EXERCISE AIM:
Transcribe exactly the lines from the one containing "Give me the" through the one containing "Serif', 'Times New", both included, and leave out any pictures.

Figure scripts

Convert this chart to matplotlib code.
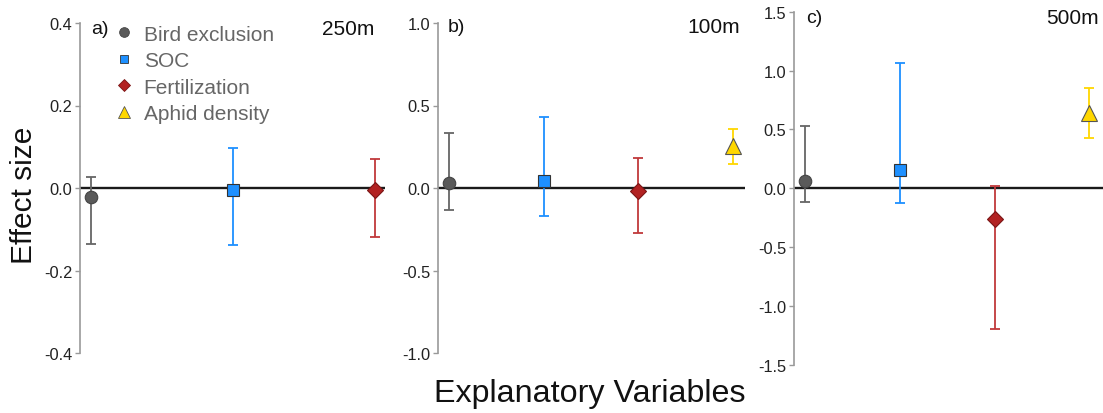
import matplotlib
matplotlib.use("Agg")
import matplotlib.pyplot as plt
from matplotlib.lines import Line2D

plt.rcParams["font.family"] = ["Liberation Sans", "DejaVu Sans"]

# ------------------------------------------------------------
# data (estimate, lower CI, upper CI)
categories = ["Bird exclusion", "SOC", "Fertilization", "Aphid density"]

est_250 = [-0.022, -0.006, -0.005]
lo_250 = [-0.136, -0.138, -0.118]
hi_250 = [0.027, 0.097, 0.070]

est_100 = [0.030, 0.044, -0.016, 0.256]
lo_100 = [-0.133, -0.170, -0.274, 0.148]
hi_100 = [0.335, 0.432, 0.180, 0.360]

est_500 = [0.059, 0.159, -0.260, 0.640]
lo_500 = [-0.116, -0.125, -1.195, 0.430]
hi_500 = [0.530, 1.064, 0.020, 0.850]

panel_tags = ["a)", "b)", "c)"]
panel_dist = ["250m", "100m", "500m"]
yticks_a = [-0.4, -0.2, 0.0, 0.2, 0.4]
yticks_b = [-1.0, -0.5, 0.0, 0.5, 1.0]
yticks_c = [-1.5, -1.0, -0.5, 0.0, 0.5, 1.0, 1.5]

# ------------------------------------------------------------
# styles
markers = ["o", "s", "D", "^"]
msizes = [9, 8, 8, 11]
face = ["#5a5a5a", "#1e90ff", "#b22222", "#ffd700"]
edge = ["#444444", "#333333", "#7a1515", "#555555"]
barcol = ["#666666", "#1e90ff", "#c0393b", "#ffd700"]
spine_col = "#999999"

W, H = 1103, 414
fig = plt.figure(figsize=(W / 100, H / 100), dpi=100)

# axes boxes in pixels: left, top, right, bottom
boxes = [(80, 24, 385, 354), (437.7, 24, 745, 354), (794, 12.7, 1103, 366)]
xlims = [(0.9225, 3.07), (0.88, 4.127), (0.88, 4.145)]
tag_pos = [(0.035, 0.982), (0.032, 0.988), (0.040, 0.983)]
dist_pos = [(0.965, 0.982), (0.985, 0.988), (0.985, 0.983)]

ests = [est_250, est_100, est_500]
los = [lo_250, lo_100, lo_500]
his = [hi_250, hi_100, hi_500]
yticks = [yticks_a, yticks_b, yticks_c]

axes = []
for i in range(3):
    l, t, r, b = boxes[i]
    ax = fig.add_axes([l / W, 1 - b / H, (r - l) / W, (b - t) / H])
    axes.append(ax)

    ax.axhline(0, color="#1a1a1a", lw=1.7, zorder=1)

    for j, (e, lo, hi) in enumerate(zip(ests[i], los[i], his[i])):
        x = j + 1
        ax.errorbar([x], [e], yerr=[[e - lo], [hi - e]], fmt="none",
                    ecolor=barcol[j], elinewidth=1.3, capsize=3.5,
                    capthick=1.3, zorder=2)
        ax.plot([x], [e], marker=markers[j], ms=msizes[j], color=face[j],
                mec=edge[j], mew=0.8, ls="none", zorder=3)

    yt = yticks[i]
    ax.set_ylim(yt[0], yt[-1])
    ax.set_yticks(yt)
    ax.set_yticklabels([f"{v:.1f}" for v in yt])
    ax.set_xlim(*xlims[i])
    ax.set_xticks([])

    for s in ["top", "right", "bottom"]:
        ax.spines[s].set_visible(False)
    ax.spines["left"].set_color(spine_col)
    ax.spines["left"].set_linewidth(1.2)
    ax.tick_params(axis="y", colors=spine_col, labelcolor="#222222",
                   labelsize=11.8, length=3.5, width=1.0, pad=2)
    ax.patch.set_alpha(0)

    ax.text(*tag_pos[i], panel_tags[i], transform=ax.transAxes,
            fontsize=14, ha="left", va="center", color="#111111")
    ax.text(*dist_pos[i], panel_dist[i], transform=ax.transAxes,
            fontsize=15, ha="right", va="center", color="#111111")

# legend in panel a
handles = [Line2D([], [], marker=markers[j], ls="none", ms=msizes[j] - 2,
                  color=face[j], mec=edge[j], mew=0.6)
           for j in range(4)]
leg = axes[0].legend(handles, categories, loc="upper left",
                     bbox_to_anchor=(0.082, 1.02), frameon=False,
                     fontsize=15, handlelength=1.0, handletextpad=0.45,
                     labelspacing=0.36, borderaxespad=0)
for txt in leg.get_texts():
    txt.set_color("#666666")

fig.text(24 / W, 1 - 195 / H, "Effect size", rotation=90,
         fontsize=21.5, ha="center", va="center", color="#111111")
fig.text(590 / W, 1 - 394 / H, "Explanatory Variables",
         fontsize=23.2, ha="center", va="center", color="#111111")

fig.savefig("out.png", dpi=100)
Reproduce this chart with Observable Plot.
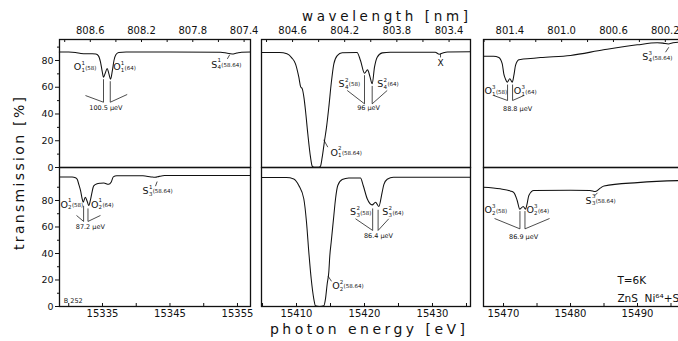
<!DOCTYPE html>
<html><head><meta charset="utf-8">
<script src="https://cdn.jsdelivr.net/npm/d3@7"></script>
<script src="https://cdn.jsdelivr.net/npm/@observablehq/plot@0.6"></script>
<style>
html,body{margin:0;padding:0;background:#fff;overflow:hidden;}
#chart{position:relative;width:678px;height:341px;overflow:hidden;font-family:"DejaVu Sans",sans-serif;color:#111;}
#chart svg{position:absolute;max-width:none;}
</style></head><body><div id="chart"></div>
<script>
// photon energy in units of 0.1 meV (label "15335" = 1.5335 eV); E * wavelength(nm) = HC
const HC = 12398420;

// ---- tick labels ----
const leftEnergyTicks = [15335, 15345, 15355];
const midEnergyTicks = [15410, 15420, 15430];
const rightEnergyTicks = [15470, 15480, 15490];
const leftWaveTicks = [808.6, 808.2, 807.8, 807.4];
const midWaveTicks = [804.6, 804.2, 803.8, 803.4];
const rightWaveTicks = [801.4, 801.0, 800.6, 800.2];
const transTicks = [0, 20, 40, 60, 80];
const transMinor = [10, 30, 50, 70, 90];

// ---- spectra [energy, transmission %] ----
const topLeft = [[15328.6,86.3],[15330.0,86.3],[15331.0,86.0],[15331.8,85.3],[15332.5,85.0],[15333.5,85.0],[15334.0,84.8],[15334.4,83.5],[15334.7,79],[15334.95,72],[15335.15,67.5],[15335.4,70.5],[15335.7,74],[15335.95,70],[15336.2,66],[15336.45,72],[15336.7,80],[15337.0,84.5],[15337.4,86],[15338.5,86.3],[15345,86.3],[15352.5,86.2],[15353.5,85.4],[15354.2,84.9],[15354.9,85.6],[15355.6,86.2],[15356.93,86.3]];
const bottomLeft = [[15328.63,97.8],[15330.5,97.8],[15331.0,97.2],[15331.25,96],[15331.5,92],[15331.75,87.5],[15332.0,81],[15332.15,78.7],[15332.45,82.5],[15332.75,79],[15332.97,76.2],[15333.2,80],[15333.4,85],[15333.7,91],[15334.2,92.6],[15334.7,93],[15335.2,93.2],[15335.9,92.2],[15336.3,94],[15336.6,97.8],[15337.1,98.6],[15341.0,98.6],[15342.2,97.8],[15342.8,97.5],[15343.4,98.2],[15344.2,98.8],[15356.93,98.8]];
const topMid = [[15404.85,86],[15407.5,86],[15408.6,85.0],[15409.3,82],[15409.85,77.5],[15410.34,67.5],[15410.6,60.5],[15410.85,58.8],[15411.1,52],[15411.32,42.6],[15411.66,25.2],[15412.06,7.7],[15412.31,1],[15412.6,0.2],[15413.3,0.2],[15413.53,1.0],[15413.78,7.7],[15414.12,20],[15414.41,30],[15414.75,45],[15415.1,62.6],[15415.49,77.5],[15415.99,83.7],[15416.72,85.8],[15418.9,86],[15419.41,80],[15420.0,70.5],[15420.45,73],[15420.8,68],[15421.13,62.6],[15421.47,75],[15421.87,82.5],[15422.6,85.7],[15423.8,86.2],[15430.4,86.2],[15431.0,84.7],[15431.5,85.6],[15432.2,86.4],[15435.59,86.5]];
const bottomMid = [[15404.85,97.3],[15408.5,97.3],[15409.6,96.3],[15410.34,91.3],[15411.07,81.3],[15411.47,63.6],[15411.81,41],[15412.16,20.9],[15412.54,5.8],[15412.79,0.5],[15413.4,0],[15414.01,0.5],[15414.26,5.8],[15414.51,17],[15414.75,26],[15414.9,38.5],[15415.1,48.5],[15415.49,68.7],[15415.74,81.3],[15416.07,91.3],[15416.72,95.8],[15417.69,97],[15419.41,97],[15419.81,91.3],[15420.4,81.3],[15421.13,76.7],[15421.62,78.7],[15422.1,75.5],[15422.6,86.3],[15422.84,92],[15423.34,96],[15424.26,97.5],[15435.59,97.5]];
const topRight = [[15467.0,83.2],[15468.5,83.2],[15469.3,82.3],[15469.81,77.5],[15470.04,70],[15470.3,66],[15470.55,63.8],[15470.94,66.3],[15471.3,63.8],[15471.55,69],[15471.79,76.3],[15472.28,80.5],[15472.54,80.8],[15474.03,81.5],[15475.52,82.2],[15480.0,83.8],[15484.93,88],[15489.96,91.7],[15492.94,93.2],[15493.8,93.0],[15494.6,92.4],[15495.3,93.2],[15496.1,93.7],[15498.2,94.0]];
const bottomRight = [[15467.0,90],[15469.5,88.8],[15471.0,87.2],[15471.54,86],[15472.04,80],[15472.43,73.5],[15472.94,75.5],[15473.28,73.5],[15473.5,77],[15473.78,83.8],[15474.52,87.5],[15480.0,87.8],[15482.9,87.6],[15483.7,86.8],[15484.5,89.5],[15485.0,91],[15490.0,93.5],[15496.1,95],[15498.2,95.2]];

// ---- line assignments (letter, subscript, superscript, isotope) at [energy, transmission] ----
const labelsTL = [
  {E:15330.75, T:75, base:"O", sub:"1", sup:"1", iso:"(58)"},
  {E:15336.59, T:75, base:"O", sub:"1", sup:"1", iso:"(64)"},
  {E:15351.10, T:77, base:"S", sub:"4", sup:"1", iso:"(58.64)"}];
const labelsBL = [
  {E:15328.78, T:77, base:"O", sub:"2", sup:"1", iso:"(58)"},
  {E:15333.30, T:77, base:"O", sub:"2", sup:"1", iso:"(64)"},
  {E:15340.93, T:87.5, base:"S", sub:"3", sup:"1", iso:"(58.64)"}];
const labelsTM = [
  {E:15415.0, T:11.2, base:"O", sub:"1", sup:"2", iso:"(58.64)"},
  {E:15416.18, T:62.6, base:"S", sub:"4", sup:"2", iso:"(58)"},
  {E:15421.87, T:62.6, base:"S", sub:"4", sup:"2", iso:"(64)"}];
const labelsBM = [
  {E:15415.25, T:15.8, base:"O", sub:"2", sup:"2", iso:"(58.64)"},
  {E:15417.87, T:71.2, base:"S", sub:"3", sup:"2", iso:"(58)"},
  {E:15422.60, T:71.2, base:"S", sub:"3", sup:"2", iso:"(64)"}];
const labelsTR = [
  {E:15467.16, T:57, base:"O", sub:"1", sup:"3", iso:"(58)"},
  {E:15471.54, T:57, base:"O", sub:"1", sup:"3", iso:"(64)"},
  {E:15490.70, T:82.5, base:"S", sub:"4", sup:"3", iso:"(58.64)"}];
const labelsBR = [
  {E:15467.16, T:72.5, base:"O", sub:"2", sup:"3", iso:"(58)"},
  {E:15473.43, T:72.5, base:"O", sub:"2", sup:"3", iso:"(64)"},
  {E:15482.24, T:80, base:"S", sub:"3", sup:"3", iso:"(58.64)"}];

// ---- leader lines [E1, T1, E2, T2] ----
const segTL = [[15335.15,66,15335.15,48.8],[15336.15,64.5,15336.15,48.8],[15332.48,53.8,15335.15,48.8],[15338.66,54.6,15336.15,48.8],[15353.5,81.2,15353.85,84.3]];
const segBL = [[15332.2,76,15332.2,64.2],[15332.85,74,15332.85,64.2],[15331.15,68.7,15332.2,64.2],[15334.7,68.7,15332.85,64.2],[15342.85,90.8,15343.1,94.3]];
const segTM = [[15414.01,20.7,15414.6,15.2],[15420.0,69,15420.0,47.6],[15421.13,61,15421.13,47.6],[15417.46,57.6,15420.0,47.6],[15423.34,57.6,15421.13,47.6],[15431.18,85,15431.18,82.3]];
const segBM = [[15414.63,23,15415.15,19],[15421.2,74,15421.2,57.4],[15422.0,73,15422.0,57.4],[15418.68,66.2,15421.2,57.4],[15423.57,66.2,15422.0,57.4]];
const segTR = [[15470.6,62,15470.6,50.1],[15471.35,62,15471.35,50.1],[15468.55,53.8,15470.6,50.1],[15473.03,53.8,15471.35,50.1],[15494.18,86.2,15494.67,89.9]];
const segBR = [[15472.45,72,15472.45,58.6],[15473.2,72,15473.2,58.6],[15468.66,66.4,15472.45,58.6],[15476.87,66.4,15473.2,58.6],[15483.58,83.5,15484.03,85.8]];

// ---- notes [energy, transmission, text] ----
const notesTL = [[15335.5,44.9,"100.5 \u03BCeV"]];
const notesBL = [[15333.2,59.8,"87.2 \u03BCeV"]];
const notesTM = [[15420.6,44.6,"96 \u03BCeV"],[15431.18,78.3,"X"]];
const notesBM = [[15422.06,53.6,"86.4 \u03BCeV"]];
const notesTR = [[15472.1,44.1,"88.8 \u03BCeV"]];
const notesBR = [[15473.0,52.8,"86.9 \u03BCeV"]];
const sampleNotes = [[15329.27,4.5,"B 252"]];
const conditionNotes = [[15487.0,19.6,"T=6K"],[15487.0,5.8,"ZnS  Ni\u2076\u2074+S"]];

// ---------------- layout ----------------
const ink = "#111";
const FONT = "DejaVu Sans, sans-serif";
const cols = [
  {x0:59, x1:250, domain:[15328.63,15356.93], eTicks:leftEnergyTicks, wTicks:leftWaveTicks},
  {x0:261, x1:470, domain:[15404.85,15435.59], eTicks:midEnergyTicks, wTicks:midWaveTicks},
  {x0:483, x1:692, domain:[15467.01,15498.21], eTicks:rightEnergyTicks, wTicks:rightWaveTicks}];
const rows = [{y0:39, y1:167, domain:[0,95.7]}, {y0:167, y1:306, domain:[0,104.9]}];

const baseWidth = {O:7.0, S:5.8};
function labelMarks(labels) {
  const out = [];
  for (const letter of ["O","S"]) {
    const d = labels.filter(l => l.base === letter);
    if (!d.length) continue;
    const w = baseWidth[letter];
    const c = {x:"E", y:"T", textAnchor:"start", fill:ink, fontFamily:FONT};
    out.push(
      Plot.text(d, {...c, text:"base", fontSize:9.5}),
      Plot.text(d, {...c, text:"sup", fontSize:5.5, dx:w+0.6, dy:-3.8}),
      Plot.text(d, {...c, text:"sub", fontSize:5.5, dx:w+0.6, dy:3.2}),
      Plot.text(d, {...c, text:"iso", fontSize:5.5, dx:w+4.4, dy:0.8}));
  }
  return out;
}

const root = document.getElementById("chart");

function panel(ci, ri, data, labels, segs, notes, extra = []) {
  const c = cols[ci], r = rows[ri];
  const yAxis = ci === 0;
  const ml = yAxis ? 42 : 2, mr = 2, mt = ri === 0 ? 22 : 2, mb = ri === 1 ? 24 : 2;
  const W = c.x1 - c.x0, H = r.y1 - r.y0;
  const marks = [
    Plot.line(data, {x:d=>d[0], y:d=>d[1], stroke:ink, strokeWidth:1.05, curve:"monotone-x"}),
    Plot.link(segs, {x1:d=>d[0], y1:d=>d[1], x2:d=>d[2], y2:d=>d[3], stroke:ink, strokeWidth:0.75}),
    ...labelMarks(labels),
    Plot.text(notes.filter(n => n[2] !== "X"), {x:d=>d[0], y:d=>d[1], text:d=>d[2], fontSize:6.5, fill:ink, fontFamily:FONT}),
    Plot.text(notes.filter(n => n[2] === "X"), {x:d=>d[0], y:d=>d[1], text:d=>d[2], fontSize:9, fill:ink, fontFamily:FONT}),
    ...extra,
    Plot.frame({stroke:ink, strokeWidth:1.3})
  ];
  if (ri === 1) {
    const minor = d3.range(Math.ceil(c.domain[0]/5)*5, c.domain[1], 5);
    marks.push(
      Plot.tickX(minor, {x:d=>d, insetTop:H-3, stroke:ink}),
      Plot.axisX(c.eTicks, {anchor:"bottom", tickSize:0, tickPadding:3, label:null, fontSize:10, fontFamily:FONT, tickFormat:d=>String(d)}));
  } else {
    const wMinor = d3.range(Math.ceil(HC/c.domain[1]*5)/5, HC/c.domain[0], 0.2).map(w => HC/w);
    marks.push(
      Plot.tickX(wMinor, {x:d=>d, insetBottom:H-3, stroke:ink}),
      Plot.axisX(c.wTicks.map(w => HC/w), {anchor:"top", tickSize:0, tickPadding:6, label:null, fontSize:10, fontFamily:FONT, tickFormat:d=>(HC/d).toFixed(1)}));
  }
  if (yAxis) {
    marks.push(
      Plot.axisY(transTicks, {anchor:"left", tickSize:4, tickPadding:2, label:null, fontSize:9.5, fontFamily:FONT}),
      Plot.axisY(transMinor, {anchor:"left", tickSize:2, tickFormat:()=>"", label:null}));
  }
  const svg = Plot.plot({
    width:W+ml+mr, height:H+mt+mb, marginLeft:ml, marginRight:mr, marginTop:mt, marginBottom:mb,
    x:{domain:c.domain, axis:null}, y:{domain:r.domain, axis:null},
    style:{background:"transparent", overflow:"visible", fontFamily:FONT, color:ink},
    marks
  });
  svg.style.left = (c.x0 - ml) + "px";
  svg.style.top = (r.y0 - mt) + "px";
  root.appendChild(svg);
}

panel(0, 0, topLeft, labelsTL, segTL, notesTL);
panel(0, 1, bottomLeft, labelsBL, segBL, notesBL,
  [Plot.text(sampleNotes, {x:d=>d[0], y:d=>d[1], text:d=>d[2], textAnchor:"start", fontSize:6.5, fill:ink, fontFamily:FONT})]);
panel(1, 0, topMid, labelsTM, segTM, notesTM);
panel(1, 1, bottomMid, labelsBM, segBM, notesBM);
panel(2, 0, topRight, labelsTR, segTR, notesTR);
panel(2, 1, bottomRight, labelsBR, segBR, notesBR,
  [Plot.text(conditionNotes, {x:d=>d[0], y:d=>d[1], text:d=>d[2], textAnchor:"start", fontSize:10.5, fill:ink, fontFamily:FONT})]);

// axis titles
const ov = d3.create("svg").attr("width",678).attr("height",341).style("left","0px").style("top","0px")
  .attr("font-family", FONT).attr("fill", ink);
ov.append("text").attr("x",302).attr("y",20.5).attr("font-size",13.5)
  .attr("textLength",166).attr("lengthAdjust","spacing").text("wavelength [nm]");
ov.append("text").attr("x",270).attr("y",334).attr("font-size",14)
  .attr("textLength",195).attr("lengthAdjust","spacing").text("photon energy [eV]");
ov.append("text").attr("transform","translate(24,250) rotate(-90)").attr("font-size",14)
  .attr("textLength",153).attr("lengthAdjust","spacing").text("transmission [%]");
root.appendChild(ov.node());
</script></body></html>
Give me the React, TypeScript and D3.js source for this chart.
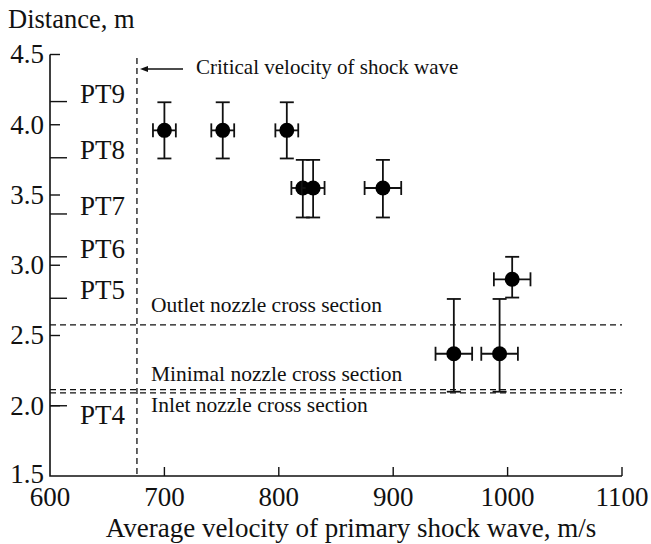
import React from "react";
import * as d3 from "d3";

// Measured shock-wave runs: mean velocity (m/s) vs. distance along the tube (m)
const velocity = [700, 751, 807, 821, 830, 891, 1004, 953, 993];
const distance = [3.96, 3.96, 3.96, 3.55, 3.55, 3.55, 2.9, 2.37, 2.37];
const velocityErr = [10, 10, 10, 10, 10, 16, 16, 16, 16];
const distanceErrUp = [0.2, 0.2, 0.2, 0.2, 0.2, 0.2, 0.16, 0.39, 0.39];
const distanceErrDown = [0.2, 0.2, 0.2, 0.21, 0.21, 0.21, 0.13, 0.27, 0.27];

// Pressure transducer stations along the tube
const sensorNames = ["PT4", "PT5", "PT6", "PT7", "PT8", "PT9"];
const sensorDistance = [2.0, 2.765, 3.06, 3.365, 3.765, 4.165];

// Nozzle cross sections
const sectionNames = ["Outlet nozzle cross section", "Minimal nozzle cross section", "Inlet nozzle cross section"];
const sectionDistance = [2.575, 2.115, 2.092];

const criticalVelocity = 676;

const xTicks = [600, 700, 800, 900, 1000, 1100];
const yTicks = [1.5, 2.0, 2.5, 3.0, 3.5, 4.0, 4.5];

const W = 651;
const H = 544;
const FONT = "'Liberation Serif', 'Times New Roman', serif";

export default function App() {
  const x = d3.scaleLinear().domain([600, 1100]).range([50, 622]);
  const y = d3.scaleLinear().domain([1.5, 4.5]).range([476, 54.5]);
  const x0 = x(600);
  const y0 = y(1.5);

  const sectionLabelY = [y(sectionDistance[0]) - 13, y(sectionDistance[1]) - 9, y(sectionDistance[2]) + 19];

  return (
    <svg
      width={W}
      height={H}
      viewBox={`0 0 ${W} ${H}`}
      style={{ position: "absolute", left: 0, top: 0, background: "#fff" }}
      fontFamily={FONT}
    >
      <rect width={W} height={H} fill="#fff" />

      {/* axis title (y) */}
      <text x={8} y={28} fontSize={26.5} fill="#111">Distance, m</text>

      {/* axes */}
      <path d={`M${x0},${y(4.5)} V${y0} H${x(1100)}`} fill="none" stroke="#111" strokeWidth={1.6} />

      {/* y ticks */}
      {yTicks.map((t) => (
        <g key={"yt" + t}>
          {t !== 1.5 && <line x1={x0} x2={x0 + 10} y1={y(t)} y2={y(t)} stroke="#111" strokeWidth={1.4} />}
          <text x={44} y={y(t) - (t === 1.5 ? 1.5 : 0)} dy="0.33em" textAnchor="end" fontSize={27} fill="#111">
            {t.toFixed(1)}
          </text>
        </g>
      ))}

      {/* x ticks */}
      {xTicks.map((t) => (
        <g key={"xt" + t}>
          {t !== 600 && <line x1={x(t)} x2={x(t)} y1={y0} y2={y0 - 9} stroke="#111" strokeWidth={1.4} />}
          <text x={x(t)} y={506} textAnchor="middle" fontSize={27} fill="#111">
            {t}
          </text>
        </g>
      ))}

      {/* axis title (x) */}
      <text x={351} y={537} textAnchor="middle" fontSize={27} fill="#111">
        Average velocity of primary shock wave, m/s
      </text>

      {/* transducer stations */}
      {sensorNames.map((name, i) => (
        <g key={name}>
          <line x1={x0} x2={x0 + 17} y1={y(sensorDistance[i])} y2={y(sensorDistance[i])} stroke="#111" strokeWidth={1.4} />
          <text
            x={80}
            y={name === "PT4" ? y(sensorDistance[i]) + 18 : y(sensorDistance[i]) + 1}
            fontSize={27}
            fill="#111"
          >
            {name}
          </text>
        </g>
      ))}

      {/* nozzle cross sections */}
      {sectionNames.map((name, i) => (
        <g key={name}>
          <line
            x1={x0}
            x2={x(1100)}
            y1={y(sectionDistance[i])}
            y2={y(sectionDistance[i])}
            stroke="#111"
            strokeWidth={1.3}
            strokeDasharray="6,4"
          />
          <text x={151} y={sectionLabelY[i]} fontSize={21.5} fill="#111">
            {name}
          </text>
        </g>
      ))}

      {/* critical velocity */}
      <line
        x1={x(criticalVelocity)}
        x2={x(criticalVelocity)}
        y1={58}
        y2={y0}
        stroke="#111"
        strokeWidth={1.3}
        strokeDasharray="6,4"
      />
      <line x1={183} x2={145} y1={69} y2={69} stroke="#111" strokeWidth={1.3} />
      <path d="M140,69 L148,66 L148,72 Z" fill="#111" />
      <text x={196} y={74} fontSize={21} fill="#111">Critical velocity of shock wave</text>

      {/* measurements with error bars */}
      {velocity.map((v, i) => {
        const cx = x(v);
        const cy = y(distance[i]);
        const xl = x(v - velocityErr[i]);
        const xr = x(v + velocityErr[i]);
        const yt = y(distance[i] + distanceErrUp[i]);
        const yb = y(distance[i] - distanceErrDown[i]);
        return (
          <g key={"p" + i} stroke="#111" strokeWidth={1.8}>
            <line x1={cx} x2={cx} y1={yt} y2={yb} />
            <line x1={cx - 7} x2={cx + 7} y1={yt} y2={yt} />
            <line x1={cx - 7} x2={cx + 7} y1={yb} y2={yb} />
            <line x1={xl} x2={xr} y1={cy} y2={cy} />
            <line x1={xl} x2={xl} y1={cy - 7} y2={cy + 7} />
            <line x1={xr} x2={xr} y1={cy - 7} y2={cy + 7} />
            <circle cx={cx} cy={cy} r={7.5} fill="#000" stroke="none" />
          </g>
        );
      })}
    </svg>
  );
}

ANSWER BELOW:
Give me the React, TypeScript and D3.js source for this chart.
import React from "react";
import * as d3 from "d3";

// Measured shock-wave runs: mean velocity (m/s) vs. distance along the tube (m)
const velocity = [700, 751, 807, 821, 830, 891, 1004, 953, 993];
const distance = [3.96, 3.96, 3.96, 3.55, 3.55, 3.55, 2.9, 2.37, 2.37];
const velocityErr = [10, 10, 10, 10, 10, 16, 16, 16, 16];
const distanceErrUp = [0.2, 0.2, 0.2, 0.2, 0.2, 0.2, 0.16, 0.39, 0.39];
const distanceErrDown = [0.2, 0.2, 0.2, 0.21, 0.21, 0.21, 0.13, 0.27, 0.27];

// Pressure transducer stations along the tube
const sensorNames = ["PT4", "PT5", "PT6", "PT7", "PT8", "PT9"];
const sensorDistance = [2.0, 2.765, 3.06, 3.365, 3.765, 4.165];

// Nozzle cross sections
const sectionNames = ["Outlet nozzle cross section", "Minimal nozzle cross section", "Inlet nozzle cross section"];
const sectionDistance = [2.575, 2.115, 2.092];

const criticalVelocity = 676;

const xTicks = [600, 700, 800, 900, 1000, 1100];
const yTicks = [1.5, 2.0, 2.5, 3.0, 3.5, 4.0, 4.5];

const W = 651;
const H = 544;
const FONT = "'Liberation Serif', 'Times New Roman', serif";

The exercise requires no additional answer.